Maria Carolina Flor – Estamos na luta na justiça contra o próprio poder público, que é negligente e ruim. Um cego, que só vê o lado deles, da burguesia. Infelizmente, o nosso processo na justiça, aqui no estado da Paraíba, especialmente onde moramos, Esperança, o processo está parado. Repito. O processo está parado.
Criola – Vocês acionaram outras instituições? Como o Ministério Público, por exemplo?
Maria Carolina Flor – Fomos até o Ministério Público e ele não faz nada até agora. Sabe o por quê? Porque estamos lutando por direitos nossos, reivindicando reparação de dano moral do estado e do município.
Por isso, e muito mais, que estamos até em Brasília, através do Instituto de Bioética, bem como também da Defensoria Pública, dos advogados Defensores Públicos de Brasília para que eles possam ecoar nossa voz.
A voz de que estamos esquecidos e que não somos gente, pois, para eles, não pensamos. Eles acham que somos pobres miseráveis e que R$ 880,00 é riqueza suficiente para manter quatro pessoas, pagar água, luz, aluguel, transporte, medicamento, tudo o que eles, ricos, que recebem de R$ 15.000,00 a R$ 30.000,00, têm – do bom e do melhor.
Criola – Você acha que as instituições estão preparadas para lidar com as necessidades (médicas, psicológicas, financeiras, materiais) das mulheres afetadas pela Zika?
Maria Carolina Flor – Sobre as instituições, elas não estão preparadas para atender as mulheres. No sistema de saúde, as enfermeiras, por exemplo, têm preconceito contra as mulheres que se relacionam com pessoas do mesmo sexo. Sem contar que a maioria das famílias afetadas foram de pessoas negras – somos tidos como pobres e miseráveis. Para aquelas que são brancas, existe uma diferenciação no atendimento. Isso é visível.
Criola – Quais são suas necessidades para agora?
Maria Carolina Flor – Minhas necessidades de hoje são as necessidades de Gabi, as necessidades em casa e a necessidade de conseguir um trabalho para conseguir manter a família. Eu e meu esposo não podemos ter vínculo, com carteira assinada, ou seja, estamos dependentes do benefício único de Gabi que é de R$ 880,00. Uma condição de miserabilidade que nós, famílias afetadas da negligência do Zika vírus, no Brasil especialmente aqui no Nordeste, passamos. Como dito, estamos desempregados por força maior do governo federal que determina, por meio do INSS, que não podemos trabalhar.
Criola – Esse benefício é o BPC (Benefício de Progressão Continuada), certo?
Maria Carolina Flor – A lei que obriga é o BPC. Ele é que dá essa condição de miserabilidade para famílias que tem criança portadora, que é especial.

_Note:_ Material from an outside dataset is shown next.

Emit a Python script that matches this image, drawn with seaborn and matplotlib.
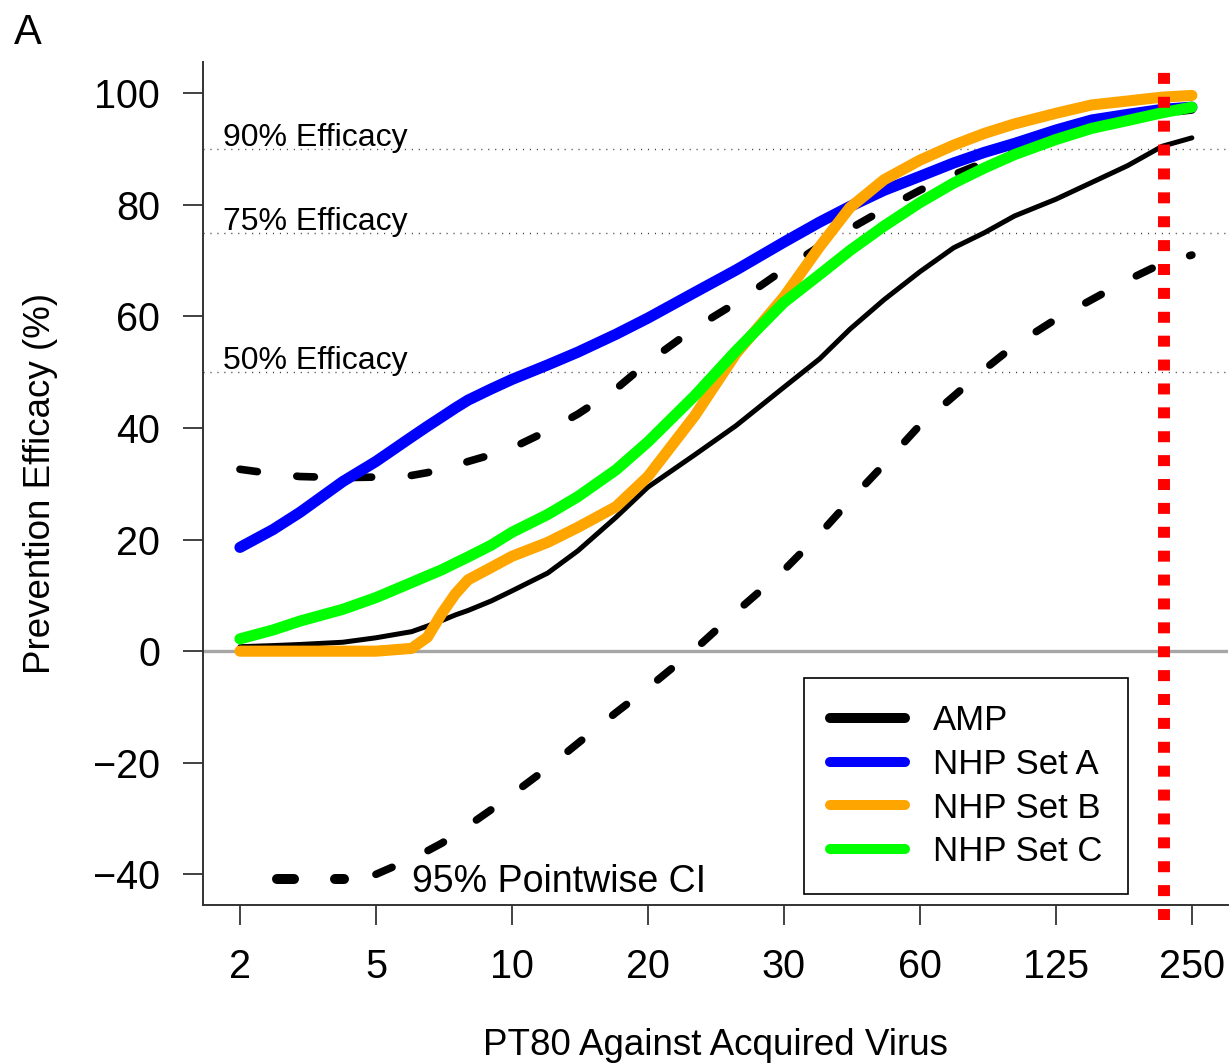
import numpy as np
import matplotlib
matplotlib.use("Agg")
import matplotlib.pyplot as plt
from matplotlib.lines import Line2D
import seaborn as sns

pt80 = [2, 2.5, 3, 4, 5, 6, 6.5, 7, 7.5, 8, 9, 10, 12, 14, 17, 20, 23, 26, 30,
        36, 42, 50, 60, 72, 85, 100, 125, 150, 180, 215, 250]

# prevention efficacy (%) per curve
amp = [0.8, 1.0, 1.2, 1.6, 2.4, 3.5, 4.5, 5.5, 6.5, 7.3, 9.0, 10.8, 14.0, 18.0,
       24.0, 29.4, 35.2, 40.4, 47.3, 52.4, 57.7, 63.0, 68.0, 72.3, 75.0, 78.0,
       81.0, 84.0, 87.0, 90.5, 92.0]
nhp_a = [18.6, 21.8, 24.9, 30.4, 34.0, 38.4, 40.3, 42.0, 43.6, 45.0, 47.0, 48.7,
         51.3, 53.6, 56.8, 59.7, 64.3, 68.3, 73.3, 76.9, 79.7, 82.6, 85.1, 87.5,
         89.4, 91.0, 93.4, 95.2, 96.2, 97.1, 97.5]
nhp_b = [0.0, 0.0, 0.0, 0.0, 0.0, 0.5, 2.5, 6.8, 10.3, 12.8, 15.0, 17.0, 19.5,
         22.2, 25.9, 31.3, 42.2, 53.3, 63.5, 72.5, 79.5, 84.5, 88.0, 90.7, 92.8,
         94.5, 96.4, 97.9, 98.6, 99.3, 99.6]
nhp_c = [2.2, 3.8, 5.4, 7.5, 9.6, 12.3, 13.5, 14.6, 15.8, 16.9, 19.0, 21.3, 24.5,
         27.7, 32.5, 37.5, 45.8, 53.8, 62.5, 67.5, 71.8, 76.2, 80.4, 83.9, 86.6,
         89.0, 91.7, 93.7, 95.1, 96.5, 97.5]
ci_upper = [32.6, 31.8, 31.3, 31.1, 31.2, 31.5, 32.0, 32.6, 33.2, 34.0, 35.2,
            36.4, 39.5, 42.5, 47.0, 51.8, 57.9, 62.4, 68.4, 72.6, 75.7, 79.2,
            82.6, 85.4, 87.6, 89.6, 92.0, 93.9, 95.3, 96.4, 97.0]
ci_lower = [np.nan, np.nan, np.nan, np.nan, -40.0, -37.2, -35.8, -34.4, -32.8,
            -31.3, -28.4, -25.7, -20.9, -16.5, -11.0, -6.6, 0.3, 7.0, 14.5,
            21.0, 27.0, 33.5, 40.5, 45.7, 50.5, 54.8, 59.5, 63.0, 66.5, 69.5,
            71.0]

x_ticks = [2, 5, 10, 20, 30, 60, 125, 250]
y_ticks = [-40, -20, 0, 20, 40, 60, 80, 100]
efficacy_levels = [90, 75, 50]
pt80_cutoff = 217

series_names = ["AMP", "NHP Set A", "NHP Set B", "NHP Set C"]
series_values = [amp, nhp_a, nhp_b, nhp_c]
series_colors = ["black", "#0000ff", "#ffa500", "#00ff00"]
series_widths = [3.6, 8.0, 8.0, 8.0]

sns.set_style("ticks")
plt.rcParams["font.family"] = ["Liberation Sans", "DejaVu Sans"]
plt.rcParams["text.color"] = "black"
plt.rcParams["axes.labelcolor"] = "black"
plt.rcParams["xtick.labelcolor"] = "black"
plt.rcParams["ytick.labelcolor"] = "black"

# the x axis puts the PT80 ticks at equal spacing (log-interpolated between them)
log_ticks = np.log(np.array(x_ticks, dtype=float))
tick_idx = np.arange(len(x_ticks), dtype=float)


def to_axis(x):
    lx = np.log(np.clip(np.asarray(x, dtype=float), 1e-6, None))
    out = np.interp(lx, log_ticks, tick_idx)
    out = np.where(lx < log_ticks[0],
                   (lx - log_ticks[0]) / (log_ticks[1] - log_ticks[0]), out)
    out = np.where(lx > log_ticks[-1],
                   tick_idx[-1] + (lx - log_ticks[-1]) / (log_ticks[-1] - log_ticks[-2]), out)
    return out


def from_axis(p):
    p = np.asarray(p, dtype=float)
    lx = np.interp(p, tick_idx, log_ticks)
    lx = np.where(p < 0, log_ticks[0] + p * (log_ticks[1] - log_ticks[0]), lx)
    lx = np.where(p > tick_idx[-1],
                  log_ticks[-1] + (p - tick_idx[-1]) * (log_ticks[-1] - log_ticks[-2]), lx)
    return np.exp(lx)


fig = plt.figure(figsize=(12.3, 10.63), dpi=100)
ax = fig.add_axes([0.165, 0.1486, 0.8333, 0.7931])
ax.set_xscale("function", functions=(to_axis, from_axis))

# reference lines
ax.axhline(0, color="#a6a6a6", lw=2.4, zorder=1)
for lvl in efficacy_levels:
    ax.axhline(lvl, color="#444444", lw=1.0, linestyle=(0, (0.8, 4.2)), zorder=1)
    ax.annotate(f"{lvl}% Efficacy", xy=(0.0195, lvl),
                xycoords=("axes fraction", "data"), xytext=(0, 2),
                textcoords="offset points", fontsize=23, va="baseline", ha="left")

# confidence band edges
ci_style = dict(color="black", lw=5.5, linestyle=(0, (2.3, 5.2)),
                dash_capstyle="round", dash_joinstyle="round", legend=False,
                estimator=None, sort=False, zorder=2)
sns.lineplot(x=pt80, y=ci_upper, ax=ax, **ci_style)
sns.lineplot(x=pt80, y=ci_lower, ax=ax, **ci_style)

# efficacy curves
for i, (vals, col, w) in enumerate(zip(series_values, series_colors, series_widths)):
    sns.lineplot(x=pt80, y=vals, ax=ax, color=col, lw=w, legend=False,
                 estimator=None, sort=False, solid_capstyle="round",
                 solid_joinstyle="round", zorder=3 + i)

ax.axvline(pt80_cutoff, ymin=-0.018, ymax=0.993, color="#ff0000", lw=8.6,
           linestyle=(0, (0.92, 1.08)), clip_on=False, zorder=8)

ax.set_xlim(from_axis(-0.272), from_axis(7.265))
ax.set_ylim(-45.5, 105.6)
ax.set_xticks(x_ticks)
ax.set_xticklabels([str(t) for t in x_ticks])
ax.set_yticks(y_ticks)
ax.minorticks_off()
ax.tick_params(axis="both", length=14.4, width=1.3, pad=16.5, labelsize=28.5,
               color="#333333")
sns.despine(ax=ax)
for side in ["left", "bottom"]:
    ax.spines[side].set_linewidth(1.4)
    ax.spines[side].set_color("#333333")

ax.set_xlabel("PT80 Against Acquired Virus", fontsize=26.5)
ax.xaxis.set_label_coords(0.5, -0.146)
ax.set_ylabel("Prevention Efficacy (%)", fontsize=26.5)
ax.yaxis.set_label_coords(-0.1415, 0.5)

handles = [Line2D([], [], color=c, lw=7.2, solid_capstyle="round") for c in series_colors]
leg = ax.legend(handles, series_names, loc="upper left", bbox_to_anchor=(0.5863, 0.2693),
                borderaxespad=0, frameon=True, fancybox=False, edgecolor="black",
                framealpha=1, fontsize=25, handlelength=2.15, handletextpad=0.82,
                borderpad=0.75, labelspacing=0.31)
leg.get_frame().set_linewidth(1.2)
leg.set_zorder(10)
ax.add_artist(leg)

ci_handle = Line2D([], [], color="black", lw=7.2, linestyle=(0, (1.7, 4.1)),
                   dash_capstyle="round")
leg2 = ax.legend([ci_handle], ["95% Pointwise CI"], loc="center left",
                 bbox_to_anchor=(0.0722, 0.0273), frameon=False, borderpad=0,
                 borderaxespad=0, fontsize=27, handlelength=1.79, handletextpad=1.81)
leg2.set_zorder(10)

fig.text(0.011, 0.988, "A", fontsize=30, va="top", ha="left")

fig.savefig("out.png", dpi=100)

Mas o que é isso? Digo e repito: é um absurdo. Somos vítimas de uma epidemia dita, pelo ministro, como que saiu fora do normal e eles não tiveram controle.
Não podemos fazer o uso do pré-julgamento ou de usar a baixaestima para dizer que somos vítimas o tempo todo. Mas somos realmente agredidos e esbofeteados constantemente pela falta estrutura para o tratamento de Gabi, que é portadora da síndrome congênita do zika vírus, mas não só para ela, como para 120 mães e crianças aqui da Paraíba.
Criola – Foi a partir das dificuldades de acesso a direitos que vocês perceberam a necessidade de organizar uma associação?
Maria Carolina – Quando as mães começaram a relatar as dificuldades que estavam tendo com transportes, exames e até com o benefício das crianças, o BPC. Sempre às quartas-feiras, nós, mães, nos reunimos junto com a psicóloga para discutir sobre o que mudou desde o diagnóstico de microcefalia até o nascimento e o primeiro ano de vida de cada bebê. Nesse momento, as mães se sentem mais seguras para falar de duas dificuldades e obstáculos percorridos durante um ano. Estamos na fase de associar as mães para podermos unir forças e ir à luta pelos nossos direitos. A associação é a porta principal. Eu digo, pois, a união faz a força e juntas somos mais fortes e seremos mais ouvidas.
Criola – O que você considera como prioridade quando planeja o seu futuro e o futuro dos seus filhos?
Maria Carolina Flor – Fazer com que todo mundo entenda que somos gente. Nós temos também direito. Nossos governantes acham que somos miseráveis, pobres, de baixa renda, que vivemos em córregos, e bebemos água suja de esgoto.